Sementara itu, Juru Bicara Partai Aceh (PA), Nurzahri menyatakan bahwa sempat terjadinya polemik mengenai bagaimana sistem Pemilu ke depannya, apakah tetap menggunakan proporsional terbuka, ataukah kemudian diganti menjadi proporsional tertutup pada pelaksanaan pesta demokrasi dan kontestasi politik Pemilu pada tahun 2024 mendatang, sebenarnya merupakan sikap yang sama saja hendak mengintervensi putusan MK.
Maka dari itu, hendaknya jangan sampai ada sebuah polemik yang terus lahir dan berkelanjutan di masyarakat, apalagi jika polemik tersebut kemudian justru malah ditambahi dengan banyaknya isu dengan berita bohong atau hoaks yang justru sangat menyesatkan masyarakat.
Terlebih, ketika polemik terjadi, maka sudah barang tentu masyarakat juga akan menjadi terpecah belah dan sangatlah mengancam rasa kesatuan dan persatuan di Tanah Air.

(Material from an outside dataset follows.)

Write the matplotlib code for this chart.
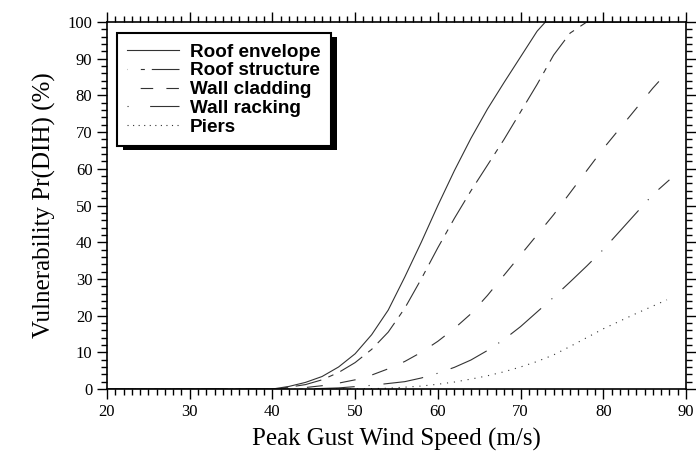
import matplotlib
matplotlib.use("Agg")
import matplotlib.pyplot as plt
from matplotlib.ticker import MultipleLocator
from matplotlib.lines import Line2D
from matplotlib.patches import Rectangle
from matplotlib.transforms import IdentityTransform

plt.rcParams["lines.scale_dashes"] = False

# wind speed (m/s) and vulnerability (%)
roof_env_x = [20, 40, 42, 44, 46, 48, 50, 52, 54, 56, 58, 60, 62, 64, 66, 68, 70, 72, 73, 88]
roof_env_y = [0, 0, 0.7, 1.8, 3.4, 6.0, 9.6, 14.8, 21.5, 30.5, 40, 50, 59.5, 68.3, 76.3, 83.5, 90.5, 97.5, 100, 100]

roof_str_x = [20, 40, 42, 44, 46, 48, 50, 52, 54, 56, 58, 60, 62, 64, 66, 68, 70, 72, 74, 76, 78, 88]
roof_str_y = [0, 0, 0.5, 1.2, 2.5, 4.5, 7.2, 10.8, 15.5, 22, 30, 38.5, 46.5, 54, 61, 68, 75.5, 83, 91, 97, 100, 100]

wall_clad_x = [20, 42, 44, 46, 48, 50, 52, 54, 56, 58, 60, 62, 64, 66, 68, 70, 72, 74, 76, 78,
               80, 82, 84, 86, 88]
wall_clad_y = [0, 0, 0.4, 0.9, 1.6, 2.5, 3.8, 5.5, 7.5, 10, 13, 16.5, 20.5, 25.5, 31, 36.5, 42, 47.5,
               53.5, 59.5, 65.5, 71, 76.5, 82, 87]

wall_rack_x = [20, 44, 48, 52, 56, 58, 60, 62, 64, 66, 68, 70, 72, 74, 76, 78, 80, 82, 84, 86, 88]
wall_rack_y = [0, 0, 0.3, 1, 2, 3, 4.3, 5.9, 7.9, 10.5, 13.5, 17, 21, 25, 29.2, 33.5, 38, 43, 48, 53, 57]

piers_x = [20, 50, 54, 56, 58, 60, 62, 64, 66, 68, 70, 72, 74, 76, 78, 80, 82, 84, 86, 87.7]
piers_y = [0, 0, 0.2, 0.5, 0.8, 1.3, 1.9, 2.7, 3.6, 4.7, 6, 7.5, 9.3, 11.6, 14, 16.4, 18.5, 20.6, 22.6, 24.3]

labels = ["Roof envelope", "Roof structure", "Wall cladding", "Wall racking", "Piers"]
# dash patterns (points) for the curves and for the legend samples
styles = ["-", (0, (19, 5.5, 4, 5.5)), (0, (11.5, 12.5)), (0, (29, 10, 0.8, 10)), (0, (0.8, 4.2))]
leg_styles = ["-", (36.7, (2.9, 5, 29, 9.4)), (9, (9, 9.5)), (0, (0.8, 15.5, 29, 10)), (0, (0.8, 3.2))]

fig = plt.figure(figsize=(6.96, 4.59), dpi=100)
ax = fig.add_axes([0.1537, 0.1525, 0.8319, 0.7995])

series = [(roof_env_x, roof_env_y), (roof_str_x, roof_str_y), (wall_clad_x, wall_clad_y),
          (wall_rack_x, wall_rack_y), (piers_x, piers_y)]
for (xs, ys), ls in zip(series, styles):
    ax.plot(xs, ys, color="#333333", lw=0.8, linestyle=ls)

ax.set_xlim(20, 90); ax.set_ylim(0, 100)
ax.xaxis.set_major_locator(MultipleLocator(10)); ax.xaxis.set_minor_locator(MultipleLocator(1))
ax.yaxis.set_major_locator(MultipleLocator(10)); ax.yaxis.set_minor_locator(MultipleLocator(2))
ax.tick_params(which="both", direction="out", top=True, right=True, labeltop=False, labelright=False,
               width=1.0, color="black")
ax.tick_params(which="major", length=7)
ax.tick_params(which="minor", length=4)
for lab in ax.get_xticklabels() + ax.get_yticklabels():
    lab.set_fontfamily("Liberation Serif"); lab.set_fontsize(12)
for sp in ax.spines.values():
    sp.set_linewidth(1.2)

ax.set_xlabel("Peak Gust Wind Speed (m/s)", fontfamily="Liberation Serif", fontsize=18, labelpad=6)
ax.set_ylabel("Vulnerability Pr(DIH) (%)", fontfamily="Liberation Serif", fontsize=18, labelpad=8)

handles = [Line2D([], [], color="#333333", lw=0.8, linestyle=ls) for ls in leg_styles]
leg = ax.legend(handles, labels, loc="upper left", bbox_to_anchor=(0.0173, 0.970),
                borderaxespad=0, fancybox=False, shadow=False, edgecolor="black", framealpha=1,
                prop={"family": "Liberation Sans", "weight": "bold", "size": 13.6},
                handlelength=2.75, handletextpad=0.55, labelspacing=0.08, borderpad=0.55)
leg.get_frame().set_linewidth(1.5)

# hard black drop shadow behind the legend box
fig.canvas.draw()
bb = leg.get_window_extent()
ax.add_patch(Rectangle((bb.x0 + 6, bb.y0 - 4), bb.width, bb.height, transform=IdentityTransform(),
                       facecolor="black", edgecolor="none", zorder=4.9, clip_on=False))

fig.savefig("out.png", dpi=100)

Untuk itu, apapun keputusan yang akan dibacakan oleh Mahkamah Konstitusi dalam sidang tersebut mengenai bagaimana sistem Pemilu, hendaknya jangan sampai diintervensi oleh pihak manapun.
Bagaimana tidak, pasalnya sudah jelas bahwa secara aturan dalam perundang-undangan saja, partai politik (parpol) tidak diperkenankan untuk memiliki sikap demikian, yakni terus memberikan intervensi kepada pihak MK dengan apapun alasannya karena memang Mahkamah Konstitusi sendiri merupakan lembaga yang independen dan tidak memihak siapapun partai politik tertentu.
Selain itu, seluruh proses apakah ada pihak dari parpol tertentu yang mungkin kurang berkenan dengan hasil putusan yang dibacakan oleh MK, mereka tidak perlu menjadikan isu dan polemik terlalu luas di masyarakat karena semua juga sudah terdapat aturannya, yakni mereka bisa kembali mengajukan gugatan.
Daripada harus menjadikan putusan Mahkamah Konstitusi menjadi sebuah polemik besar di masyarakat dan justru akan menimbulkan kegaduhan yang luar biasa, tentunya sebenarnya itu bukanlah sebuah sikap dewasa yang bisa ditunjukkan oleh sebuah partai politik dalam memberikan respon mengenai suatu permasalahan, utamanya adalah gugatan pengadilan.
Jika memang terdapat pihak yang masih keberatan dan menyatakan sikapnya tidak sesuai dengan bagaimana putusan MK, tentu seluruhnya harus melalui jalur hukum dan diselesaikan lewat jalur hukum, karena memang itu semua bukanlah ranah politik, melainkan sudah menjadi ranah hukum, sehingga sudah tidak perlu lagi mengadakan pertemuan sikap penolakan atau apapun itu.
Tentu, hendaknya seluruh pihak, mulai dari partai politik ataupun setiap elemen masyarakat mampu terus mendukung penuh bagaimana independensi dari MK dan memiliki ketegasan untuk tidak terlalu mengintervensi apapun yang nantinya akan diputuskan oleh Mahkamah Konstitusi serta menerima apapun keputusan dari MK, entah itu ke depannya masih menerapkan sistem Pemilu proporsional terbuka ataupun tertutup.
Dengan adanya dukungan penuh dan juga seluruh pihak mampu tetap menghormati bagaimana putusan MK mengenai sistem Pemilu ke depannya, maka sama saja masyarakat juga turut andil dalam mendukung bagaimana independensi yang dimiliki oleh Mahkamah Konstitusi, sehingga putusan yang dihasilkan pun terbebas dari intervensi pihak manapun dan mampu secara objektif demi kebaikan bangsa ke depannya.